## [RAW DATA]

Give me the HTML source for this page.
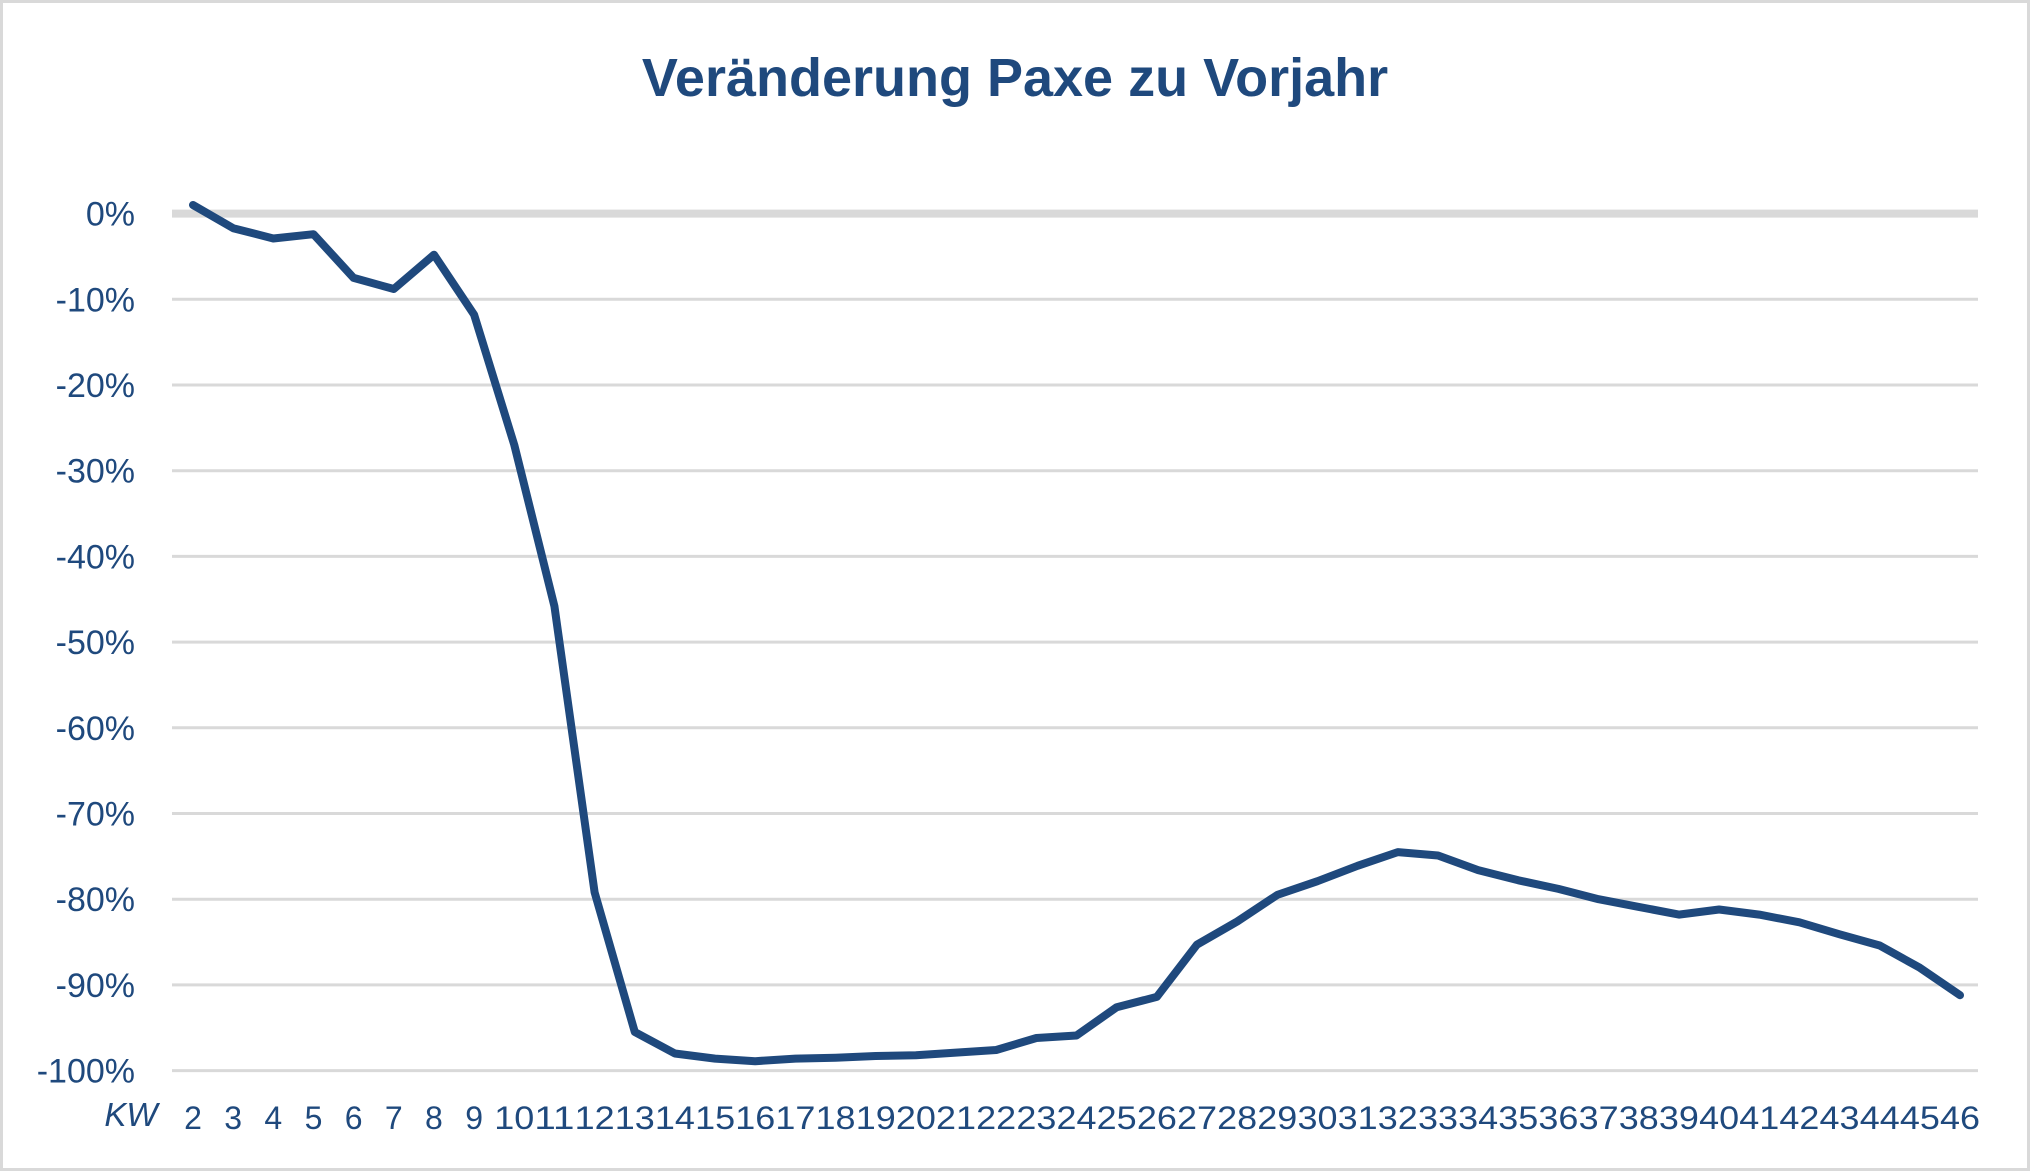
<!DOCTYPE html>
<html><head><meta charset="utf-8"><style>
html,body{margin:0;padding:0;background:#fff}
svg{display:block}
text{font-family:"Liberation Sans",sans-serif;fill:#1f497d}
</style></head><body>
<svg width="2030" height="1171" viewBox="0 0 2030 1171" xmlns="http://www.w3.org/2000/svg">
<rect x="1.5" y="1.5" width="2027" height="1168" fill="#fff" stroke="#d9d9d9" stroke-width="3"/>
<text x="1015" y="96" font-size="54" font-weight="bold" text-anchor="middle">Veränderung Paxe zu Vorjahr</text>
<g id="grid" stroke="#d9d9d9" stroke-width="3"></g>
<g id="ylab" font-size="34" text-anchor="end"></g>
<g id="xlab" font-size="32" text-anchor="middle"></g>
<text x="131" y="1126" font-size="33" font-style="italic" text-anchor="middle">KW</text>
<polyline id="line" fill="none" stroke="#1f497d" stroke-width="8" stroke-linejoin="round" stroke-linecap="round"/>
</svg>
<script>
var ns="http://www.w3.org/2000/svg";
function Y(v){return 213.6-v*8.57;}
function X(w){return 193+(w-2)*40.16;}
var g=document.getElementById('grid'),yl=document.getElementById('ylab'),xl=document.getElementById('xlab');
for(var i=0;i<=10;i++){var y=Y(-i*10);var l=document.createElementNS(ns,'line');l.setAttribute('x1',172);l.setAttribute('x2',1978);l.setAttribute('y1',y);l.setAttribute('y2',y);if(i==0){l.setAttribute('stroke-width','8');}g.appendChild(l);
var t=document.createElementNS(ns,'text');t.setAttribute('x',135);t.setAttribute('y',y+12);t.textContent=(i==0?'':'-')+(i*10)+'%';yl.appendChild(t);}
var d=[1,-1.7,-2.9,-2.4,-7.5,-8.8,-4.8,-11.8,-27,-45.8,-79.2,-95.5,-98,-98.6,-98.9,-98.6,-98.5,-98.3,-98.2,-97.9,-97.6,-96.2,-95.9,-92.6,-91.4,-85.3,-82.6,-79.5,-77.9,-76.1,-74.5,-74.9,-76.6,-77.8,-78.8,-80,-80.9,-81.8,-81.2,-81.8,-82.7,-84.1,-85.4,-88,-91.2];
var p=[];for(var k=0;k<d.length;k++){var w=k+2;p.push(X(w).toFixed(1)+','+Y(d[k]).toFixed(1));
var t=document.createElementNS(ns,'text');t.setAttribute('x',X(w));t.setAttribute('y',1129);t.textContent=w;if(w>=10){t.setAttribute('textLength','40');t.setAttribute('lengthAdjust','spacingAndGlyphs');}xl.appendChild(t);}
document.getElementById('line').setAttribute('points',p.join(' '));
</script>
</body></html>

## [WORK TO COMPLETE]
All of the lines above should be printed exactly, minus the pictures.

## [FULL SOLUTION]
Give me the HTML source for this page.
<!DOCTYPE html>
<html><head><meta charset="utf-8"><style>
html,body{margin:0;padding:0;background:#fff}
svg{display:block}
text{font-family:"Liberation Sans",sans-serif;fill:#1f497d}
</style></head><body>
<svg width="2030" height="1171" viewBox="0 0 2030 1171" xmlns="http://www.w3.org/2000/svg">
<rect x="1.5" y="1.5" width="2027" height="1168" fill="#fff" stroke="#d9d9d9" stroke-width="3"/>
<text x="1015" y="96" font-size="54" font-weight="bold" text-anchor="middle">Veränderung Paxe zu Vorjahr</text>
<g id="grid" stroke="#d9d9d9" stroke-width="3"></g>
<g id="ylab" font-size="34" text-anchor="end"></g>
<g id="xlab" font-size="32" text-anchor="middle"></g>
<text x="131" y="1126" font-size="33" font-style="italic" text-anchor="middle">KW</text>
<polyline id="line" fill="none" stroke="#1f497d" stroke-width="8" stroke-linejoin="round" stroke-linecap="round"/>
</svg>
<script>
var ns="http://www.w3.org/2000/svg";
function Y(v){return 213.6-v*8.57;}
function X(w){return 193+(w-2)*40.16;}
var g=document.getElementById('grid'),yl=document.getElementById('ylab'),xl=document.getElementById('xlab');
for(var i=0;i<=10;i++){var y=Y(-i*10);var l=document.createElementNS(ns,'line');l.setAttribute('x1',172);l.setAttribute('x2',1978);l.setAttribute('y1',y);l.setAttribute('y2',y);if(i==0){l.setAttribute('stroke-width','8');}g.appendChild(l);
var t=document.createElementNS(ns,'text');t.setAttribute('x',135);t.setAttribute('y',y+12);t.textContent=(i==0?'':'-')+(i*10)+'%';yl.appendChild(t);}
var d=[1,-1.7,-2.9,-2.4,-7.5,-8.8,-4.8,-11.8,-27,-45.8,-79.2,-95.5,-98,-98.6,-98.9,-98.6,-98.5,-98.3,-98.2,-97.9,-97.6,-96.2,-95.9,-92.6,-91.4,-85.3,-82.6,-79.5,-77.9,-76.1,-74.5,-74.9,-76.6,-77.8,-78.8,-80,-80.9,-81.8,-81.2,-81.8,-82.7,-84.1,-85.4,-88,-91.2];
var p=[];for(var k=0;k<d.length;k++){var w=k+2;p.push(X(w).toFixed(1)+','+Y(d[k]).toFixed(1));
var t=document.createElementNS(ns,'text');t.setAttribute('x',X(w));t.setAttribute('y',1129);t.textContent=w;if(w>=10){t.setAttribute('textLength','40');t.setAttribute('lengthAdjust','spacingAndGlyphs');}xl.appendChild(t);}
document.getElementById('line').setAttribute('points',p.join(' '));
</script>
</body></html>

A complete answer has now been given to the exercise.